Efficacy and Safety of Immunosuppression Withdrawal in Pediatric Liver Transplant Recipients: Moving Towards Personalized Management
2020
Background and aims Tolerance is transplantation's holy grail as it denotes allograft health without immunosuppression and its toxicities. Our aim was to determine, among stable long-term pediatric liver transplant recipients, the efficacy and safety of immunosuppression withdrawal to identify operational tolerance. Approach and results We conducted a multi-center, single-arm trial of immunosuppression withdrawal over 36-48 weeks. Liver tests were monitored biweekly (year 1), monthly (year 2) and bimonthly (years 3-4). For-cause biopsies were done at investigators' discretion but mandated when alanine aminotransferase or gamma glutamyl transferase exceeded 100U/L. All subjects underwent final liver biopsy at trial end. The primary efficacy endpoint was operational tolerance, defined by strict biochemical and histological criteria 1 year after stopping immunosuppression. Among 88 subjects (median age 11 years; 39 boys; 57 deceased donor grafts), 33 (37.5%; 95%CI 27.4%, 48.5%) were operationally tolerant, 16 were non-tolerant by histology (met biochemical but failed histological criteria) and 39 were non-tolerant by rejection. Rejection, predicted by subtle liver inflammation in trial entry biopsies, typically (n=32) occurred at ≤32% of the trial entry immunosuppression dose and was treated with corticosteroids (n=32) and/or tacrolimus (n=38) with resolution (liver tests within 1.5X baseline) for all but 1 subject.
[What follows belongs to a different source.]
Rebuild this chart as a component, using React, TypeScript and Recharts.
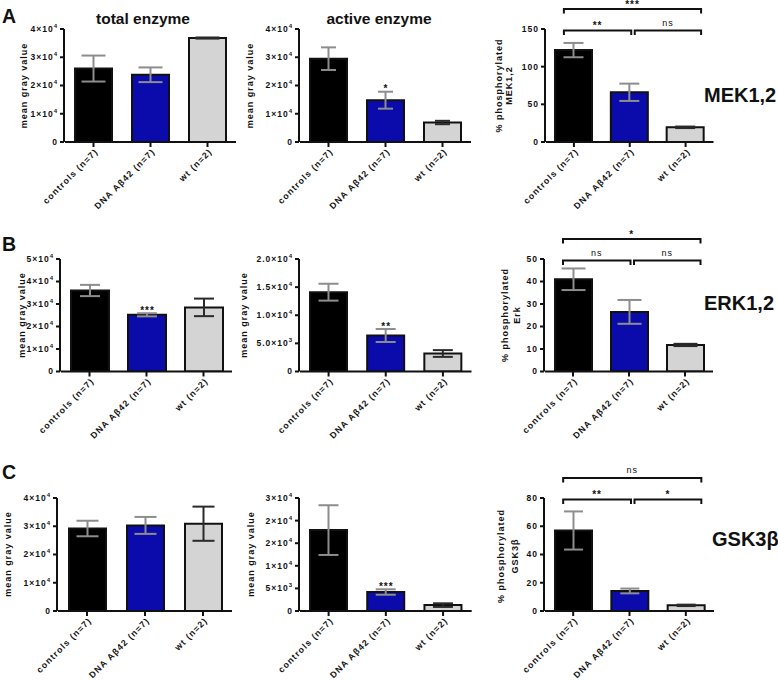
import React from 'react';
import { BarChart, Bar, XAxis, YAxis, ErrorBar, Cell, LabelList, ReferenceLine } from 'recharts';

const FONT = '"Liberation Sans", Arial, Helvetica, sans-serif';
const INK = '#111111';

// ---------- categories & styling keys ----------
const groups = ['controls (n=7)', 'DNA Aβ42 (n=7)', 'wt (n=2)'];
const barFills = ['#000000', '#0b0bab', '#d4d4d4'];
const errorTone = ['light', 'light', 'dark'];

// ---------- MEK1,2 ----------
const mekTotalMean = [26000, 23800, 36800];
const mekTotalSem = [4600, 2600, 200];
const mekActiveMean = [29500, 14800, 6900];
const mekActiveSem = [4000, 3000, 600];
const mekActiveSig = ['', '*', ''];
const mekPhosMean = [122, 66, 19.5];
const mekPhosSem = [9.5, 11.5, 1];
const mekComparisons: [string, number, number][] = [['**', 0, 1], ['ns', 1, 2], ['***', 0, 2]];

// ---------- ERK1,2 ----------
const erkTotalMean = [36000, 25200, 28500];
const erkTotalSem = [2500, 700, 3900];
const erkTotalSig = ['', '***', ''];
const erkActiveMean = [14100, 6400, 3200];
const erkActiveSem = [1500, 1150, 600];
const erkActiveSig = ['', '**', ''];
const erkPhosMean = [41, 26.5, 11.8];
const erkPhosSem = [4.8, 5.3, 0.5];
const erkComparisons: [string, number, number][] = [['ns', 0, 1], ['ns', 1, 2], ['*', 0, 2]];

// ---------- GSK3β ----------
const gskTotalMean = [29200, 30300, 30900];
const gskTotalSem = [2750, 3000, 6050];
const gskActiveMean = [17900, 4200, 1300];
const gskActiveSem = [5500, 600, 400];
const gskActiveSig = ['', '***', ''];
const gskPhosMean = [57, 14.2, 4.0];
const gskPhosSem = [13.5, 1.7, 0.5];
const gskComparisons: [string, number, number][] = [['**', 0, 1], ['*', 1, 2], ['ns', 0, 2]];

// ---------- axis ticks & labels ----------
const ticks40k = [0, 10000, 20000, 30000, 40000];
const labels40k = ['0', '1×10^4', '2×10^4', '3×10^4', '4×10^4'];
const ticks50k = [0, 10000, 20000, 30000, 40000, 50000];
const labels50k = ['0', '1×10^4', '2×10^4', '3×10^4', '4×10^4', '5×10^4'];
const ticks20k = [0, 5000, 10000, 15000, 20000];
const labels20k = ['0', '5.0×10^3', '1.0×10^4', '1.5×10^4', '2.0×10^4'];
const ticks25k = [0, 5000, 10000, 15000, 20000, 25000];
const labels25k = ['0', '5×10^3', '1×10^4', '2×10^4', '2×10^4', '3×10^4'];
const ticksMekPhos = [0, 50, 100, 150];
const labelsMekPhos = ['0', '50', '100', '150'];
const ticksErkPhos = [0, 10, 20, 30, 40, 50];
const labelsErkPhos = ['0', '10', '20', '30', '40', '50'];
const ticksGskPhos = [0, 20, 40, 60, 80];
const labelsGskPhos = ['0', '20', '40', '60', '80'];

// bracket end nudges (px) relative to category centres: left end by start group, right end by end group
const bracketLeftShift = [-10, 5];
const bracketRightShift = [1.5, 15.5];

type PanelProps = {
  plotLeft: number; plotRight: number; plotTop: number; plotBottom: number;
  ticks: number[]; tickLabels: string[];
  means: number[]; sems: number[]; sigs?: string[];
  comps?: [string, number, number][];
  barSize: number; capHalf: number;
};

const XTick = (props: any) => {
  const { x, y, payload } = props;
  return (
    <text
      transform={`translate(${x + 3},${y + 1}) rotate(-45)`}
      textAnchor="end"
      dy="0.35em"
      fontSize={8.8}
      fontWeight={700}
      letterSpacing={1.1}
      fill={INK}
      fontFamily={FONT}
    >
      {payload.value}
    </text>
  );
};

const makeYTick = (ticks: number[], labels: string[]) => (props: any) => {
  const { x, y, payload } = props;
  const idx = ticks.indexOf(payload.value);
  const lab = idx >= 0 ? labels[idx] : String(payload.value);
  const [base, exp] = lab.split('^');
  return (
    <text x={x} y={y} dy="0.35em" textAnchor="end" fontSize={8.5} fontWeight={700}
      letterSpacing={1} fill={INK} fontFamily={FONT}>
      {base}
      {exp ? <tspan dy={-4} fontSize={6}>{exp}</tspan> : null}
    </text>
  );
};

const makeBracket = (lab: string, dl: number, dr: number) => (sp: any) => {
  const { x1, y1, x2 } = sp;
  if (x1 == null || y1 == null || x2 == null) return <g />;
  const xa = x1 + dl;
  const xb = x2 + dr;
  const isNs = lab === 'ns';
  return (
    <g>
      <path d={`M${xa},${y1 + 4.5} V${y1} H${xb} V${y1 + 4.5}`} fill="none" stroke={INK} strokeWidth={2} />
      <text x={(xa + xb) / 2} y={y1 - (isNs ? 5 : 1.5)} textAnchor="middle" fontSize={isNs ? 9 : 10}
        fontWeight={isNs ? 400 : 700} letterSpacing={1} fill={INK} fontFamily={FONT}>{lab}</text>
    </g>
  );
};

function Panel(p: PanelProps) {
  const { plotLeft, plotRight, plotTop, plotBottom, ticks, tickLabels, means, sems, sigs, comps, barSize, capHalf } = p;
  const plotH = plotBottom - plotTop;
  const plotW = plotRight - plotLeft;
  const L = 46, T = 36, B = 80, R = 4;
  const max = ticks[ticks.length - 1];
  const perPx = max / plotH;

  const data = groups.map((g, i) => ({
    group: g,
    mean: means[i],
    errLight: errorTone[i] === 'light' ? sems[i] : undefined,
    errDark: errorTone[i] === 'dark' ? sems[i] : undefined,
    sig: sigs ? sigs[i] : '',
  }));

  const majorPx = plotH / (ticks.length - 1);
  const nSub = Math.max(1, Math.round(majorPx / 2.8));
  const step = (ticks[1] - ticks[0]) / nSub;
  const minorTicks: number[] = [];
  for (let k = 0; k * step <= max + 1e-9; k++) minorTicks.push(k * step);

  const renderSig = (lp: any) => {
    const { x, y, width, height, index, value } = lp;
    if (!value) return null;
    const d = data[index];
    const e = d ? (d.errLight ?? d.errDark ?? 0) : 0;
    const errPx = d && d.mean ? (e / d.mean) * height : 0;
    return (
      <text x={x + width / 2 + 0.5} y={y - errPx + 0.5} textAnchor="middle" fontSize={10}
        fontWeight={700} letterSpacing={1} fill={INK} fontFamily={FONT}>{value}</text>
    );
  };

  const lowY = max - 1.5 * perPx;
  const highY = max + 20 * perPx;

  return (
    <div style={{ position: 'absolute', left: plotLeft - L - 1, top: plotTop - T }}>
      <BarChart
        width={L + 1 + plotW + R}
        height={T + plotH + B}
        data={data}
        margin={{ top: T, right: R, bottom: 0, left: 0 }}
        barSize={barSize}
      >
        <XAxis xAxisId={0} dataKey="group" interval={0} height={B} tickSize={5} tickMargin={2}
          axisLine={{ stroke: INK, strokeWidth: 2 }} tickLine={{ stroke: INK, strokeWidth: 2 }}
          tick={<XTick />} />
        <YAxis yAxisId={0} width={1} domain={[0, max]} ticks={minorTicks} interval={0} tick={false}
          axisLine={false} tickLine={{ stroke: INK, strokeWidth: 1 }} tickSize={2} allowDataOverflow />
        <YAxis yAxisId={1} width={L} domain={[0, max]} ticks={ticks} interval={0} tickSize={4} tickMargin={2}
          axisLine={{ stroke: INK, strokeWidth: 2 }} tickLine={{ stroke: INK, strokeWidth: 2 }}
          tick={makeYTick(ticks, tickLabels)} allowDataOverflow />
        <Bar xAxisId={0} yAxisId={1} dataKey="mean" stroke={INK} strokeWidth={2} isAnimationActive={false}>
          {data.map((d, i) => (
            <Cell key={d.group} fill={barFills[i]} />
          ))}
          <ErrorBar dataKey="errLight" width={capHalf} stroke="#8d8d8d" strokeWidth={2} direction="y" />
          <ErrorBar dataKey="errDark" width={capHalf} stroke="#2a2a2a" strokeWidth={2} direction="y" />
          <LabelList dataKey="sig" content={renderSig} />
        </Bar>
        {(comps || []).map(([lab, a, b], ci) => (
          <ReferenceLine
            key={`br${ci}`}
            xAxisId={0}
            yAxisId={1}
            ifOverflow="visible"
            segment={[{ x: groups[a], y: b - a === 1 ? lowY : highY }, { x: groups[b], y: b - a === 1 ? lowY : highY }]}
            shape={makeBracket(lab, bracketLeftShift[a], bracketRightShift[b - 1])}
          />
        ))}
      </BarChart>
    </div>
  );
}

const rowA = { plotTop: 29, plotBottom: 142 };
const rowB = { plotTop: 258.5, plotBottom: 371 };
const rowC = { plotTop: 497.5, plotBottom: 610.5 };

const RotLabel = ({ x, y, children }: { x: number; y: number; children: React.ReactNode }) => (
  <text transform={`translate(${x},${y}) rotate(-90)`} textAnchor="middle" dominantBaseline="central"
    fontSize={9} fontWeight={700} letterSpacing={1} fill={INK} fontFamily={FONT}>{children}</text>
);

export default function App() {
  return (
    <div style={{ position: 'absolute', left: 0, top: 0, width: 778, height: 681, background: '#ffffff', overflow: 'hidden', fontFamily: FONT }}>
      {/* Row A: MEK1,2 */}
      <Panel {...rowA} plotLeft={65} plotRight={236} ticks={ticks40k} tickLabels={labels40k}
        means={mekTotalMean} sems={mekTotalSem} barSize={37} capHalf={12} />
      <Panel {...rowA} plotLeft={300} plotRight={471} ticks={ticks40k} tickLabels={labels40k}
        means={mekActiveMean} sems={mekActiveSem} sigs={mekActiveSig} barSize={37} capHalf={7.5} />
      <Panel {...rowA} plotLeft={545.5} plotRight={713} ticks={ticksMekPhos} tickLabels={labelsMekPhos}
        means={mekPhosMean} sems={mekPhosSem} comps={mekComparisons} barSize={37} capHalf={10} />

      {/* Row B: ERK1,2 */}
      <Panel {...rowB} plotLeft={61} plotRight={232} ticks={ticks50k} tickLabels={labels50k}
        means={erkTotalMean} sems={erkTotalSem} sigs={erkTotalSig} barSize={38} capHalf={10} />
      <Panel {...rowB} plotLeft={300} plotRight={471.5} ticks={ticks20k} tickLabels={labels20k}
        means={erkActiveMean} sems={erkActiveSem} sigs={erkActiveSig} barSize={37} capHalf={10} />
      <Panel {...rowB} plotLeft={545} plotRight={713} ticks={ticksErkPhos} tickLabels={labelsErkPhos}
        means={erkPhosMean} sems={erkPhosSem} comps={erkComparisons} barSize={37} capHalf={12} />

      {/* Row C: GSK3β */}
      <Panel {...rowC} plotLeft={58} plotRight={232} ticks={ticks40k} tickLabels={labels40k}
        means={gskTotalMean} sems={gskTotalSem} barSize={37} capHalf={11} />
      <Panel {...rowC} plotLeft={300} plotRight={471.7} ticks={ticks25k} tickLabels={labels25k}
        means={gskActiveMean} sems={gskActiveSem} sigs={gskActiveSig} barSize={37} capHalf={10} />
      <Panel {...rowC} plotLeft={545} plotRight={714} ticks={ticksGskPhos} tickLabels={labelsGskPhos}
        means={gskPhosMean} sems={gskPhosSem} comps={gskComparisons} barSize={37} capHalf={9.5} />

      <svg width={778} height={681} style={{ position: 'absolute', left: 0, top: 0, pointerEvents: 'none' }}>
        <g fontFamily={FONT} fill={INK} fontWeight={700}>
          <text x={2} y={23} fontSize={19.5}>A</text>
          <text x={2} y={251} fontSize={19.5}>B</text>
          <text x={2} y={479} fontSize={19.5}>C</text>
          <text x={143} y={24} fontSize={15.5} textAnchor="middle">total enzyme</text>
          <text x={379} y={24} fontSize={15.5} textAnchor="middle">active enzyme</text>
          <text x={704} y={102} fontSize={20}>MEK1,2</text>
          <text x={704} y={310} fontSize={20}>ERK1,2</text>
          <text x={712} y={546} fontSize={20}>GSK3β</text>
        </g>
        <RotLabel x={24} y={85.5}>mean gray value</RotLabel>
        <RotLabel x={250} y={85.5}>mean gray value</RotLabel>
        <RotLabel x={498.5} y={85.5}>% phosphorylated</RotLabel>
        <RotLabel x={508.5} y={85.5}>MEK1,2</RotLabel>

        <RotLabel x={21.5} y={315}>mean gray value</RotLabel>
        <RotLabel x={244} y={315}>mean gray value</RotLabel>
        <RotLabel x={505} y={315}>% phosphorylated</RotLabel>
        <RotLabel x={516.5} y={315}>Erk</RotLabel>

        <RotLabel x={8} y={554}>mean gray value</RotLabel>
        <RotLabel x={251} y={554}>mean gray value</RotLabel>
        <RotLabel x={501} y={556}>% phosphorylated</RotLabel>
        <RotLabel x={514.5} y={556}>GSK3β</RotLabel>
      </svg>
    </div>
  );
}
No death, graft loss, or chronic, severe, or refractory rejection occurred. Neither fibrosis stage nor the expression level of a rejection gene set increased over 4 years for either tolerant or non-tolerant subjects. Conclusions Immunosuppression withdrawal showed that 37.5% of selected pediatric liver transplant recipients were operationally tolerant. Allograft histology did not deteriorate for either tolerant or non-tolerant subjects. The timing and reversibility of failed withdrawal justifies future trials exploring the efficacy, safety, and potential benefits of immunosuppression minimization.